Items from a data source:
***

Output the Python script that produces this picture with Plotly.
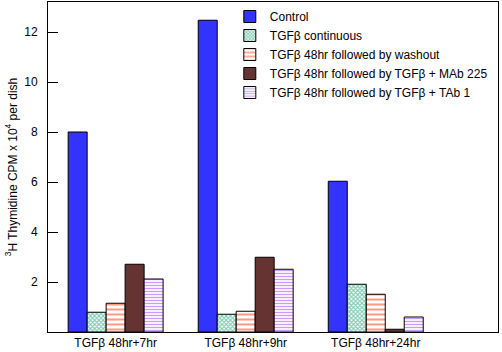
import plotly.graph_objects as go

categories = ["TGFβ 48hr+7hr", "TGFβ 48hr+9hr", "TGFβ 48hr+24hr"]
series_names = [
    "Control",
    "TGFβ continuous",
    "TGFβ 48hr followed by washout",
    "TGFβ 48hr followed by TGFβ + MAb 225",
    "TGFβ 48hr followed by TGFβ + TAb 1",
]
control = [8.0, 12.47, 6.03]
continuous = [0.79, 0.71, 1.91]
washout = [1.15, 0.83, 1.51]
mab225 = [2.71, 2.99, 0.11]
tab1 = [2.12, 2.51, 0.60]
y_ticks = [2, 4, 6, 8, 10, 12]

values = [control, continuous, washout, mab225, tab1]
styles = [
    dict(color="#3333FF"),
    dict(color="white", pattern=dict(shape="x", fgcolor="#009966", bgcolor="white", size=3, solidity=0.6, fillmode="overlay")),
    dict(color="white", pattern=dict(shape="-", fgcolor="#FF3300", bgcolor="white", size=5, solidity=0.4, fillmode="overlay")),
    dict(color="#663333"),
    dict(color="white", pattern=dict(shape="-", fgcolor="#9933FF", bgcolor="white", size=3, solidity=0.45, fillmode="overlay")),
]

fig = go.Figure()
x_idx = list(range(len(categories)))
for name, vals, st in zip(series_names, values, styles):
    marker = dict(line=dict(color="black", width=1), **st)
    fig.add_trace(go.Bar(x=x_idx, y=vals, name=name, marker=marker))

fig.update_layout(
    width=502, height=352,
    margin=dict(l=48, r=4, t=2, b=20),
    barmode="group", bargap=0.27, bargroupgap=0,
    plot_bgcolor="white", paper_bgcolor="white",
    font=dict(family="Liberation Sans, Arial, sans-serif", size=12, color="black"),
    legend=dict(x=0.404, y=1.0, xanchor="left", yanchor="top",
                bgcolor="rgba(0,0,0,0)", font=dict(size=12),
                tracegroupgap=0, itemwidth=30),
    xaxis=dict(tickmode="array", tickvals=x_idx, ticktext=categories,
               range=[-0.52, 2.94], showline=True, linecolor="black", linewidth=1,
               mirror=True, ticks="", showgrid=False, zeroline=False),
    yaxis=dict(range=[0, 13.2], tickvals=y_ticks, ticks="inside", ticklen=10,
               tickcolor="black", showline=True, linecolor="black", linewidth=1,
               mirror=True, showgrid=False, zeroline=False, ticklabelstandoff=7,
               title=dict(text="<sup>3</sup>H Thymidine CPM x 10<sup>4</sup> per dish",
                          font=dict(size=12), standoff=4)),
)

fig.write_html("out.html")
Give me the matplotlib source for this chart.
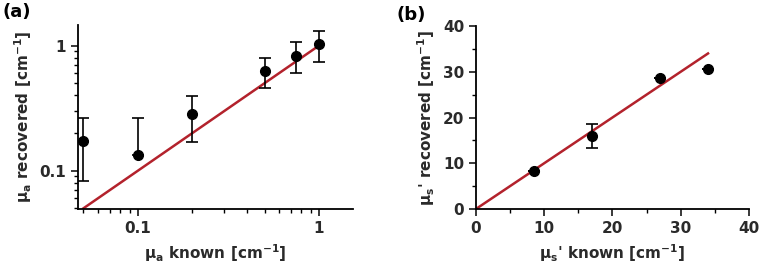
import numpy as np
import matplotlib
matplotlib.use("Agg")
import matplotlib.pyplot as plt
from matplotlib.ticker import LogLocator, NullFormatter, FixedLocator, MultipleLocator

plt.rcParams["font.family"] = "DejaVu Sans"
plt.rcParams["font.weight"] = "bold"
plt.rcParams["axes.labelweight"] = "bold"
plt.rcParams["mathtext.default"] = "bf"
plt.rcParams["axes.linewidth"] = 1.3

# panel (a): absorption
mua_known = [0.05, 0.1, 0.2, 0.5, 0.75, 1.0]
mua_recovered = [0.173, 0.134, 0.286, 0.628, 0.832, 1.026]
mua_err_low = [0.091, 0.0, 0.115, 0.172, 0.224, 0.281]
mua_err_high = [0.093, 0.128, 0.112, 0.172, 0.228, 0.284]

# panel (b): reduced scattering
mus_known = [8.5, 17, 27, 34]
mus_recovered = [8.2, 16.0, 28.7, 30.7]
mus_err = [0.0, 2.6, 0.0, 0.0]

red = "#b3222c"
txt = "#2a2a2a"

fig = plt.figure(figsize=(7.59, 2.67), dpi=100)
ax1 = fig.add_axes([0.1028, 0.2172, 0.3623, 0.6892])
ax2 = fig.add_axes([0.627, 0.2172, 0.3598, 0.6854])

# (a)
ax1.plot([0.05, 1.0], [0.05, 1.0], color=red, lw=1.8, zorder=2)
ax1.errorbar(mua_known, mua_recovered, yerr=[mua_err_low, mua_err_high],
             fmt="o", color="black", ms=7, elinewidth=1.2, capsize=4,
             capthick=1.2, zorder=3)
ax1.set_xscale("log")
ax1.set_yscale("log")
ax1.set_xlim(0.0467, 1.54)
ax1.set_ylim(0.0494, 1.46)
ax1.xaxis.set_major_locator(FixedLocator([0.1, 1]))
ax1.yaxis.set_major_locator(FixedLocator([0.1, 1]))
ax1.set_xticklabels(["0.1", "1"])
ax1.set_yticklabels(["0.1", "1"])
ax1.xaxis.set_minor_locator(LogLocator(base=10, subs=np.arange(2, 10)))
ax1.yaxis.set_minor_locator(LogLocator(base=10, subs=np.arange(2, 10)))
ax1.xaxis.set_minor_formatter(NullFormatter())
ax1.yaxis.set_minor_formatter(NullFormatter())
ax1.set_xlabel(r"μ$_a$ known [cm$^{-1}$]", fontsize=11, labelpad=5,
               fontweight="bold", color=txt)
ax1.set_ylabel(r"μ$_a$ recovered [cm$^{-1}$]", fontsize=11, labelpad=4,
               fontweight="bold", color=txt)

# (b)
ax2.plot([0, 34], [0, 34], color=red, lw=1.8, zorder=2)
ax2.errorbar(mus_known, mus_recovered, yerr=mus_err, fmt="o", color="black",
             ms=7, elinewidth=1.2, capsize=4, capthick=1.2, zorder=3)
ax2.set_xlim(0, 40)
ax2.set_ylim(0, 40)
ax2.xaxis.set_major_locator(MultipleLocator(10))
ax2.yaxis.set_major_locator(MultipleLocator(10))
ax2.xaxis.set_minor_locator(MultipleLocator(5))
ax2.yaxis.set_minor_locator(MultipleLocator(5))
ax2.set_xlabel(r"μ$_s$' known [cm$^{-1}$]", fontsize=11, labelpad=5,
               fontweight="bold", color=txt)
ax2.set_ylabel(r"μ$_s$' recovered [cm$^{-1}$]", fontsize=11, labelpad=4,
               fontweight="bold", color=txt)

for ax in (ax1, ax2):
    ax.spines["top"].set_visible(False)
    ax.spines["right"].set_visible(False)
    ax.tick_params(which="major", direction="out", length=5, width=1.3,
                   labelsize=11, colors=txt)
    ax.tick_params(which="minor", direction="out", length=3, width=1.0)
    for lab in ax.get_xticklabels() + ax.get_yticklabels():
        lab.set_fontweight("bold")

fig.text(0.003, 0.955, "(a)", fontsize=13, fontweight="bold", va="center")
fig.text(0.523, 0.945, "(b)", fontsize=13, fontweight="bold", va="center")

fig.savefig("out.png", dpi=100)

***

### WHAT YOU ARE ASKED TO DO
Above are the records. Print exactly the lines from the one containing "Give me the matplotlib source for this chart." to the one containing "ax2 = fig.add_axes([0.627, 0.2172, 0.3598, 0.6854])", both included, and nothing else; pictures are excluded.

### RESPONSE
Give me the matplotlib source for this chart.
import numpy as np
import matplotlib
matplotlib.use("Agg")
import matplotlib.pyplot as plt
from matplotlib.ticker import LogLocator, NullFormatter, FixedLocator, MultipleLocator

plt.rcParams["font.family"] = "DejaVu Sans"
plt.rcParams["font.weight"] = "bold"
plt.rcParams["axes.labelweight"] = "bold"
plt.rcParams["mathtext.default"] = "bf"
plt.rcParams["axes.linewidth"] = 1.3

# panel (a): absorption
mua_known = [0.05, 0.1, 0.2, 0.5, 0.75, 1.0]
mua_recovered = [0.173, 0.134, 0.286, 0.628, 0.832, 1.026]
mua_err_low = [0.091, 0.0, 0.115, 0.172, 0.224, 0.281]
mua_err_high = [0.093, 0.128, 0.112, 0.172, 0.228, 0.284]

# panel (b): reduced scattering
mus_known = [8.5, 17, 27, 34]
mus_recovered = [8.2, 16.0, 28.7, 30.7]
mus_err = [0.0, 2.6, 0.0, 0.0]

red = "#b3222c"
txt = "#2a2a2a"

fig = plt.figure(figsize=(7.59, 2.67), dpi=100)
ax1 = fig.add_axes([0.1028, 0.2172, 0.3623, 0.6892])
ax2 = fig.add_axes([0.627, 0.2172, 0.3598, 0.6854])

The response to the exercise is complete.